We’ve crossed paths with a fabulous couple, who are our kind of people. They love to hike, backpack, do outdoorsy things, and even hung out with many of our circle of friends from Harding. It’s delightful to know them. This couple invited us to go do something adventurous with them one weekend. I’ll keep it short(er), but this weekend, we went backpacking. Three days. Two nights. A supposed 13.4 miles along a riverbed. A total breeze. Since I’ve been walking 3-4 miles several times a week, I knew it’d push me, but still be in the realm of “do-able.”
This weekend I learned that our bodies can always do more than we think. Let’s just say there was more bush-whacking, river-crossings, rock-sliding, and mountain-scaling involved than we all thought. On day three, when we decided the river trail involved too many slick, huge boulders to scale, we headed to the mountains. About 1 hour after hiking uphill, with me bringing up the rear, dear Sean demanded to carry my pack for a while (we had already off-loaded the heavier items into his). “A while” ended up being the whole 7.5 hours we hiked out to our stashed truck.
I had several recurring thoughts on the trip:
– I am amazed I’m starting my 28th week of pregnancy doing this.
– I hardly feel pregnant.
– Oh man. I feel very pregnant. The most comical moment came when I had to lower to my bum, skootch to the edge of one boulder, so my feet could dangle, then touch the second boulder below. It required a simple leaning forward and shifting my weight onto my feet to stand on the second, lower boulder. The moment came to lean forward, and I realized I can’t! Between this bump and the pack’s straps at my hips, I am unable to tip my torso forward. All four of us shared quite a hearty laugh at my immobile self trying to fling and flail forward.
– This is what not having stomach muscles feels like.
– I feel great! I was amazed how the first half of the trip I really felt invigorated and alive. It will be some time before we take Baby Boehrig bush-whacking, so I lived up each moment of being able and out there.

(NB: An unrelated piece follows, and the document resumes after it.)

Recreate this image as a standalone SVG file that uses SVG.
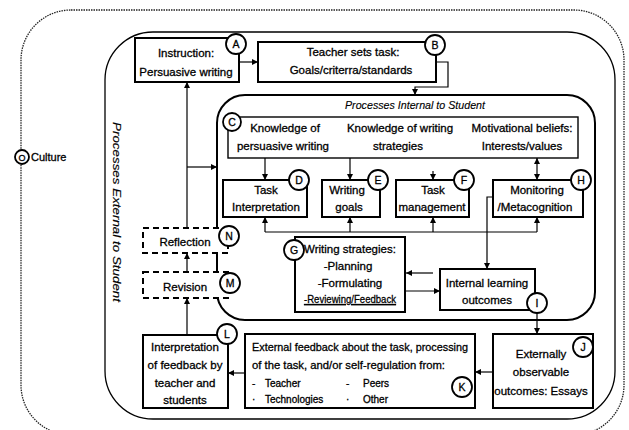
<svg xmlns="http://www.w3.org/2000/svg" width="629" height="430" viewBox="0 0 629 430">
<defs>
<marker id="ar" viewBox="0 0 8 8" refX="8" refY="4" markerWidth="6" markerHeight="6" markerUnits="userSpaceOnUse" orient="auto-start-reverse">
<path d="M0,0 L8,4 L0,8 Z" fill="#000"/>
</marker>
</defs>
<style>
.box{fill:#fff;stroke:#000;stroke-width:2}
.thin{fill:none;stroke:#000;stroke-width:1.4}
.dbox{fill:#fff;stroke:#000;stroke-width:2;stroke-dasharray:6,4}
.circ{fill:#fff;stroke:#000;stroke-width:1.8}
.t{font-family:"Liberation Sans",Arial,sans-serif;font-size:11.5px;fill:#000;stroke:#000;stroke-width:0.3;text-anchor:middle}
.l{text-anchor:start}
.s{font-size:10px}
.i{font-style:italic;stroke-width:0.15}
.lbl{font-family:"Liberation Sans",Arial,sans-serif;font-size:10.5px;fill:#000;stroke:#000;stroke-width:0.3;text-anchor:middle}
.con{fill:none;stroke:#000;stroke-width:1.2}
.arr{marker-end:url(#ar)}
</style>
<rect x="21" y="10" width="603" height="425" rx="50" fill="none" stroke="#222" stroke-width="1.3" stroke-dasharray="1.5,1"/>
<rect x="105" y="32" width="510" height="387" rx="48" fill="none" stroke="#000" stroke-width="1.3"/>
<rect x="217" y="95" width="378" height="225" rx="28" fill="none" stroke="#000" stroke-width="2"/>
<text class="t i" transform="translate(117,212) rotate(90)" x="0" y="4" textLength="180" lengthAdjust="spacingAndGlyphs">Processes External to Student</text>
<text class="t i" x="415" y="109" textLength="140" lengthAdjust="spacingAndGlyphs">Processes Internal to Student</text>
<g id="connectors">
<path class="con arr" d="M239,62 H258"/>
<path class="con arr" d="M436,62 H448 V87 H415 V95"/>
<path class="con arr" d="M187,228 V82"/>
<path class="con arr" d="M187,167 H217"/>
<path class="con arr" d="M187,272 V253"/>
<path class="con arr" d="M187,335 V298"/>
<path class="con arr" d="M245,373 H228"/>
<path class="con arr" d="M493,372 H475"/>
<path class="con arr" d="M537,313 V334"/>
<path class="con arr" d="M265,158 V180"/>
<path class="con arr" d="M350,158 V180"/>
<path class="con arr" d="M433,171 V180"/>
<path class="con arr" d="M537,158 V180" marker-start="url(#ar)"/>
<path class="con" d="M265,232 H537"/>
<path class="con arr" d="M265,232 V217"/>
<path class="con arr" d="M350,232 V217"/>
<path class="con arr" d="M433,232 V217"/>
<path class="con arr" d="M537,232 V217"/>
<path class="con arr" d="M493,197 H487 V269"/>
<path class="con arr" d="M433,273 H406"/>
<path class="con arr" d="M406,291 H440"/>
</g>
<g id="O">
<circle class="circ" cx="22" cy="157" r="7"/>
<text class="lbl" x="22" y="161" style="font-size:9px">O</text>
<text class="t l" x="31" y="161" style="font-size:11px">Culture</text>
</g>
<g id="A">
<rect class="box" x="135" y="38" width="104" height="44"/>
<text class="t" x="186" y="57">Instruction:</text>
<text class="t" x="186" y="76">Persuasive writing</text>
<circle class="circ" cx="236" cy="44" r="10"/>
<text class="lbl" x="236" y="48">A</text>
</g>
<g id="B">
<rect class="box" x="258" y="42" width="178" height="40"/>
<text class="t" x="353" y="56">Teacher sets task:</text>
<text class="t" x="351" y="74">Goals/criterra/standards</text>
<circle class="circ" cx="435" cy="45" r="10"/>
<text class="lbl" x="435" y="49">B</text>
</g>
<g id="C">
<rect class="thin" x="228" y="117" width="350" height="41"/>
<text class="t" x="285" y="132">Knowledge of</text>
<text class="t" x="283" y="150">persuasive writing</text>
<text class="t" x="400" y="132">Knowledge of writing</text>
<text class="t" x="398" y="150">strategies</text>
<text class="t" x="522" y="132">Motivational beliefs:</text>
<text class="t" x="522" y="150">Interests/values</text>
<circle class="circ" cx="232" cy="122" r="9"/>
<text class="lbl" x="232" y="126">C</text>
</g>
<g id="D">
<rect class="box" x="223" y="180" width="84" height="37"/>
<text class="t" x="266" y="194">Task</text>
<text class="t" x="266" y="211">Interpretation</text>
<circle class="circ" cx="299" cy="180" r="10"/>
<text class="lbl" x="299" y="184">D</text>
</g>
<g id="E">
<rect class="box" x="322" y="180" width="58" height="37"/>
<text class="t" x="347" y="194">Writing</text>
<text class="t" x="349" y="211">goals</text>
<circle class="circ" cx="378" cy="180" r="10"/>
<text class="lbl" x="378" y="184">E</text>
</g>
<g id="F">
<rect class="box" x="396" y="180" width="73" height="37"/>
<text class="t" x="433" y="194">Task</text>
<text class="t" x="432" y="211">management</text>
<circle class="circ" cx="464" cy="180" r="10"/>
<text class="lbl" x="464" y="184">F</text>
</g>
<g id="H">
<rect class="box" x="493" y="180" width="90" height="37"/>
<text class="t" x="537" y="194">Monitoring</text>
<text class="t" x="535" y="211">/Metacognition</text>
<circle class="circ" cx="581" cy="180" r="10"/>
<text class="lbl" x="581" y="184">H</text>
</g>
<g id="G">
<rect class="box" x="295" y="237" width="110" height="75"/>
<text class="t" x="350" y="253">Writing strategies:</text>
<text class="t" x="348" y="270">-Planning</text>
<text class="t" x="350" y="287">-Formulating</text>
<text class="t" x="350" y="303" text-decoration="underline" textLength="92" lengthAdjust="spacingAndGlyphs">-Reviewing/Feedback</text>
<circle class="circ" cx="294" cy="250" r="10"/>
<text class="lbl" x="294" y="254">G</text>
</g>
<g id="I">
<rect class="box" x="440" y="269" width="95" height="41"/>
<text class="t" x="487" y="287">Internal learning</text>
<text class="t" x="487" y="304">outcomes</text>
<circle class="circ" cx="537" cy="303" r="10"/>
<text class="lbl" x="537" y="307">I</text>
</g>
<g id="N">
<rect class="dbox" x="143" y="228" width="85" height="25"/>
<text class="t" x="185" y="246">Reflection</text>
<circle class="circ" cx="229" cy="236" r="10"/>
<text class="lbl" x="229" y="240">N</text>
</g>
<g id="M">
<rect class="dbox" x="143" y="272" width="85" height="26"/>
<text class="t" x="185" y="291">Revision</text>
<circle class="circ" cx="230" cy="283" r="10"/>
<text class="lbl" x="230" y="287">M</text>
</g>
<g id="L">
<rect class="box" x="143" y="335" width="85" height="73"/>
<text class="t" x="185" y="351">Interpretation</text>
<text class="t" x="185" y="369">of feedback by</text>
<text class="t" x="185" y="387">teacher and</text>
<text class="t" x="185" y="404">students</text>
<circle class="circ" cx="227" cy="334" r="10"/>
<text class="lbl" x="227" y="338">L</text>
</g>
<g id="K">
<rect class="box" x="245" y="334" width="230" height="74"/>
<text class="t l" x="252" y="351" textLength="216" lengthAdjust="spacingAndGlyphs">External feedback about the task, processing</text>
<text class="t l" x="252" y="369" textLength="193" lengthAdjust="spacingAndGlyphs">of the task, and/or self-regulation from:</text>
<text class="t l s" x="252" y="387">-</text>
<text class="t l s" x="265" y="387">Teacher</text>
<text class="t l s" x="346" y="387">-</text>
<text class="t l s" x="363" y="387">Peers</text>
<text class="t l s" x="252" y="403">·</text>
<text class="t l s" x="265" y="403">Technologies</text>
<text class="t l s" x="346" y="403">·</text>
<text class="t l s" x="363" y="403">Other</text>
<circle class="circ" cx="462" cy="387" r="10"/>
<text class="lbl" x="462" y="391">K</text>
</g>
<g id="J">
<rect class="box" x="493" y="334" width="100" height="74"/>
<text class="t" x="541" y="358">Externally</text>
<text class="t" x="541" y="376">observable</text>
<text class="t" x="541" y="395">outcomes: Essays</text>
<circle class="circ" cx="583" cy="347" r="10"/>
<text class="lbl" x="583" y="351">J</text>
</g>
</svg>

– I also started making a mental tally of all the ways giving birth to a child might be easier than back-packing. It may become quite a labor tool.
[I did try for 10 minutes to upload a picture of Sean & I, but my internet isn’t cooperating. 😉 Check it out on facebook….]
All in all, we’re excited about Baby Boehrig, and trying to live present in each moment as it comes. We’ve been intentional in sharing a specific time each week that’s held sacred for us, and us alone. No, we’re not finding out baby’s gender. And yes, we might give he/she a siSwati name or nickname. No, we’re not sharing any name ideas until baby is probably born. (As if we even have a list of names!) Yes, we feel completely comfortable and confident about delivering a child in Africa. 🙂 Yes, we’ve already felt so blessed by family and friends who’ve sent notes, prayers, care packages, and nuggets of wisdom or funny articles our way. It’s all a wonderful way of knowing we three (plus Thor) are loved and supported by those we hold most dear.
Onward ho! The journey continues. . .
*A note about midwives: In SD and SA, midwives are the ONLY kind of Labor and Delivery nurse. They’re qualified nurses, who go for further years of study in the art of midwifery. Most births with a doctor and midwife get a double-whammy. Midwife AND doctor!